Item 16: Investment Discretion
KF LLC provides discretionary investment advisory services to clients. The advisory contract
established with each client sets forth the discretionary authority for trading. Where investment
discretion has been granted, KF LLC generally manages the client’s account and makes
investment decisions without consultation with the client as to when the securities are to be
bought or sold for the account, the total amount of the securities to be bought/sold, what
securities to buy or sell, or the price per share.
Item 17: Voting Client Securities (Proxy Voting)

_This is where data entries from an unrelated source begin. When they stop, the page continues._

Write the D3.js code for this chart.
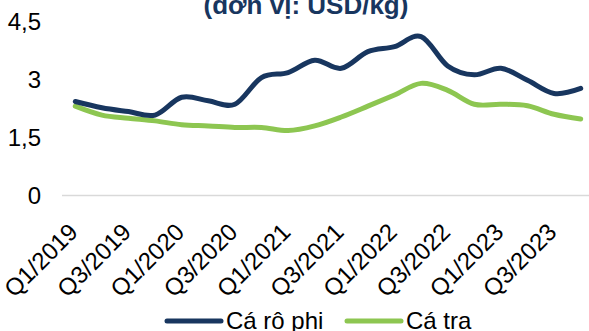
<!DOCTYPE html>
<html><head><meta charset="utf-8">
<script src="https://cdn.jsdelivr.net/npm/d3@7"></script>
<style>
html,body{margin:0;padding:0;background:#fff;}
svg{display:block;font-family:"Liberation Sans",Arial,sans-serif;}
</style></head>
<body><svg id="c" width="589" height="331"></svg>
<script>
const categories = ["Q1/2019","Q2/2019","Q3/2019","Q4/2019","Q1/2020","Q2/2020","Q3/2020","Q4/2020",
  "Q1/2021","Q2/2021","Q3/2021","Q4/2021","Q1/2022","Q2/2022","Q3/2022","Q4/2022",
  "Q1/2023","Q2/2023","Q3/2023","Q4/2023"];
const caRoPhi = [2.43,2.27,2.17,2.08,2.54,2.45,2.36,3.05,3.18,3.50,3.29,3.72,3.85,4.11,3.35,3.12,3.29,2.98,2.64,2.77];
const caTra   = [2.31,2.08,2.00,1.93,1.83,1.80,1.76,1.76,1.68,1.80,2.03,2.31,2.60,2.90,2.72,2.36,2.36,2.32,2.10,1.98];
const yTicks = [0,1.5,3,4.5];
const seriesNames = ["Cá rô phi","Cá tra"];
const colors = ["#18365F","#8DC651"];
const title = "(đơn vị: USD/kg)";

const svg = d3.select("#c");
const x = d3.scaleBand().domain(categories).range([62,594]);
const y = d3.scaleLinear().domain([0,4.5]).range([195.5,21.5]);
const cx = d => x(d) + x.bandwidth()/2;
const FS = 24;

// title
svg.append("text").attr("x",306).attr("y",13.5).attr("text-anchor","middle")
  .attr("font-size",26).attr("font-weight","bold").attr("fill","#18365F").text(title);

// baseline
svg.append("line").attr("x1",62).attr("x2",589).attr("y1",y(0)).attr("y2",y(0))
  .attr("stroke","#D9D9D9").attr("stroke-width",1.5);

// y axis labels
const fmt = v => String(v).replace(".",",");
const yAxis = d3.axisLeft(y).tickValues(yTicks).tickFormat(fmt).tickSize(0).tickPadding(0);
const ya = svg.append("g").attr("transform","translate(41,0)").call(yAxis);
ya.select(".domain").remove();
ya.selectAll("text").attr("font-size",FS).attr("fill","#000").attr("font-family","Liberation Sans, Arial, sans-serif");

// x axis labels
const xa = svg.append("g").attr("transform",`translate(0,${y(0)})`)
  .call(d3.axisBottom(x).tickValues(categories.filter((d,i)=>i%2===0)).tickSize(0));
xa.select(".domain").remove();
xa.selectAll("text").attr("font-size",FS).attr("fill","#000").attr("font-family","Liberation Sans, Arial, sans-serif")
  .attr("text-anchor","end").attr("dy","0.35em")
  .attr("transform","translate(-2,32) rotate(-45)").attr("y",0).attr("x",0);

// lines
const line = d3.line().x((d,i)=>cx(categories[i])).y(d=>y(d)).curve(d3.curveCatmullRom.alpha(0));
const paths = [caRoPhi, caTra].map((s,k)=>
  svg.append("path").datum(s).attr("d",line).attr("fill","none")
    .attr("stroke",colors[k]).attr("stroke-width",5).attr("stroke-linecap","round").attr("stroke-linejoin","round"));
paths[0].raise();

// legend
const leg = [{x1:167,x2:221,tx:226},{x1:347,x2:401,tx:406}];
seriesNames.forEach((n,k)=>{
  svg.append("line").attr("x1",leg[k].x1).attr("x2",leg[k].x2).attr("y1",321).attr("y2",321)
    .attr("stroke",colors[k]).attr("stroke-width",5).attr("stroke-linecap","round");
  svg.append("text").attr("x",leg[k].tx).attr("y",329).attr("font-size",FS).attr("fill","#000").text(n);
});
</script></body></html>
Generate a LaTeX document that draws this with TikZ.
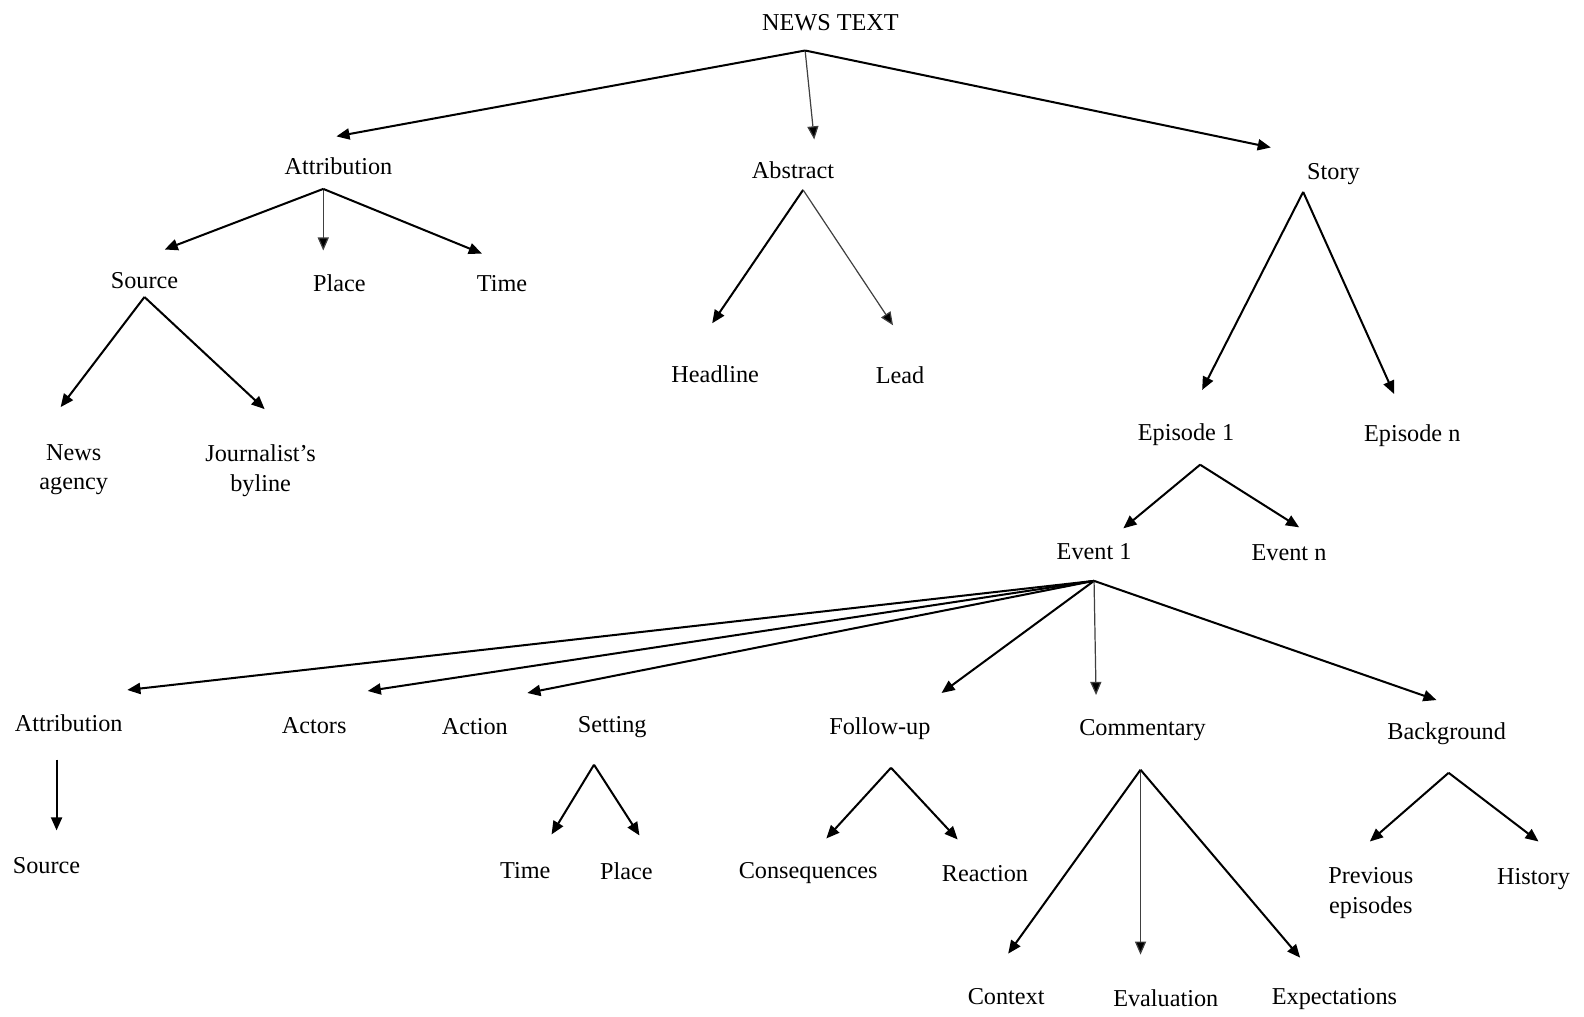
\documentclass[tikz,border=0pt]{standalone}
\usepackage{fontspec}
\setmainfont{Liberation Serif}
\usetikzlibrary{arrows.meta}
\begin{document}
\begin{tikzpicture}[x=0.5pt,y=-0.5pt,
  lbl/.style={inner sep=0pt,anchor=center,font=\fontsize{12}{14.5}\selectfont,align=center},
  arr/.style={line width=1pt,-{Triangle[length=6.5pt,width=5.5pt]}},
  thinarr/.style={line width=0.6pt,draw=black!75,-{Triangle[length=6.5pt,width=5.5pt,fill=black]}}]
\useasboundingbox (0,0) rectangle (1568,1006);
% nodes
\node[lbl] (news) at (822,22) {NEWS TEXT};
\node[lbl] (attr) at (335,165) {Attribution};
\node[lbl] (abs) at (785,168) {Abstract};
\node[lbl] (story) at (1320,172) {Story};
\node[lbl] (src) at (143,278) {Source};
\node[lbl] (place) at (336,280) {Place};
\node[lbl] (time) at (497,281) {Time};
\node[lbl] (head) at (708,370) {Headline};
\node[lbl] (lead) at (891,371) {Lead};
\node[lbl] (agency) at (73,465) {News\\agency};
\node[lbl] (jour) at (258,466) {Journalist’s\\byline};
\node[lbl] (ep1) at (1174,430) {Episode 1};
\node[lbl] (epn) at (1398,431) {Episode n};
\node[lbl] (ev1) at (1083,546) {Event 1};
\node[lbl] (evn) at (1276,547) {Event n};
\node[lbl] (attr2) at (68,716) {Attribution};
\node[lbl] (actors) at (311,718) {Actors};
\node[lbl] (action) at (470,719) {Action};
\node[lbl] (setting) at (606,720) {Setting};
\node[lbl] (follow) at (871,721) {Follow-up};
\node[lbl] (comm) at (1131,723) {Commentary};
\node[lbl] (backg) at (1432,726) {Background};
\node[lbl] (src2) at (46,857) {Source};
\node[lbl] (time2) at (520,862) {Time};
\node[lbl] (place2) at (620,862) {Place};
\node[lbl] (cons) at (800,864) {Consequences};
\node[lbl] (react) at (975,865) {Reaction};
\node[lbl] (context) at (996,987) {Context};
\node[lbl] (eval) at (1154,988) {Evaluation};
\node[lbl] (expect) at (1321,989) {Expectations};
\node[lbl] (prev) at (1357,884) {Previous\\episodes};
\node[lbl] (hist) at (1518,870) {History};
% connectors
\draw[arr] ([shift={(-25,28)}]news.center) -- ([shift={(-2,-30)}]attr.center);
\draw[thinarr] ([shift={(-25,28)}]news.center) -- ([shift={(21,-30)}]abs.center);
\draw[arr] ([shift={(-25,28)}]news.center) -- ([shift={(-62,-26)}]story.center);
\draw[arr] ([shift={(-15,22)}]attr.center) -- ([shift={(20,-31)}]src.center);
\draw[thinarr] ([shift={(-15,22)}]attr.center) -- ([shift={(-16,-32)}]place.center);
\draw[arr] ([shift={(-15,22)}]attr.center) -- ([shift={(-20,-30)}]time.center);
\draw[arr] ([shift={(10,20)}]abs.center) -- ([shift={(-3,-50)}]head.center);
\draw[thinarr] ([shift={(10,20)}]abs.center) -- ([shift={(-7,-49)}]lead.center);
\draw[arr] ([shift={(0,16)}]src.center) -- ([shift={(-13,-62)}]agency.center);
\draw[arr] ([shift={(0,16)}]src.center) -- ([shift={(4,-61)}]jour.center);
\draw[arr] ([shift={(-30,18)}]story.center) -- ([shift={(16,-44)}]ep1.center);
\draw[arr] ([shift={(-30,18)}]story.center) -- ([shift={(-18,-41)}]epn.center);
\draw[arr] ([shift={(14,30)}]ep1.center) -- ([shift={(29,-23)}]ev1.center);
\draw[arr] ([shift={(14,30)}]ep1.center) -- ([shift={(10,-25)}]evn.center);
\draw[arr] ([shift={(0,29)}]ev1.center) -- ([shift={(58,-33)}]attr2.center);
\draw[arr] ([shift={(0,29)}]ev1.center) -- ([shift={(53,-34)}]actors.center);
\draw[arr] ([shift={(0,29)}]ev1.center) -- ([shift={(52,-33)}]action.center);
\draw[arr] ([shift={(0,29)}]ev1.center) -- ([shift={(61,-35)}]follow.center);
\draw[thinarr] ([shift={(0,29)}]ev1.center) -- ([shift={(-46,-35)}]comm.center);
\draw[arr] ([shift={(0,29)}]ev1.center) -- ([shift={(-10,-33)}]backg.center);
\draw[arr] ([shift={(-12,36)}]attr2.center) -- ([shift={(10,-35)}]src2.center);
\draw[arr] ([shift={(-18,37)}]setting.center) -- ([shift={(26,-36)}]time2.center);
\draw[arr] ([shift={(-18,37)}]setting.center) -- ([shift={(13,-35)}]place2.center);
\draw[arr] ([shift={(11,39)}]follow.center) -- ([shift={(18,-34)}]cons.center);
\draw[arr] ([shift={(11,39)}]follow.center) -- ([shift={(-27,-34)}]react.center);
\draw[arr] ([shift={(-2,39)}]comm.center) -- ([shift={(2,-43)}]context.center);
\draw[thinarr] ([shift={(-2,39)}]comm.center) -- ([shift={(-25,-43)}]eval.center);
\draw[arr] ([shift={(-2,39)}]comm.center) -- ([shift={(-34,-41)}]expect.center);
\draw[arr] ([shift={(2,39)}]backg.center) -- ([shift={(-1,-51)}]prev.center);
\draw[arr] ([shift={(2,39)}]backg.center) -- ([shift={(5,-37)}]hist.center);
\end{tikzpicture}
\end{document}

KF LLC will not ask for, nor accept voting authority for client securities. Clients will receive
proxies directly from the issuer of the security or the custodian. Clients should direct all proxy
questions to the issuer of the security.
Item 18: Financial Information
A. Balance Sheet
KF LLC neither requires nor solicits prepayment of more than $1,200 in fees per client, six months
or more in advance, and therefore is not required to include a balance sheet with this brochure.
B. Financial Conditions Reasonably Likely to Impair Ability to Meet
Contractual Commitments to Clients
Neither KF LLC nor its management has any financial condition that is likely to reasonably impair
KF LLC’s ability to meet contractual commitments to clients.
C. Bankruptcy Petitions in Previous Ten Years
KF LLC has not been the subject of a bankruptcy petition in the last ten years.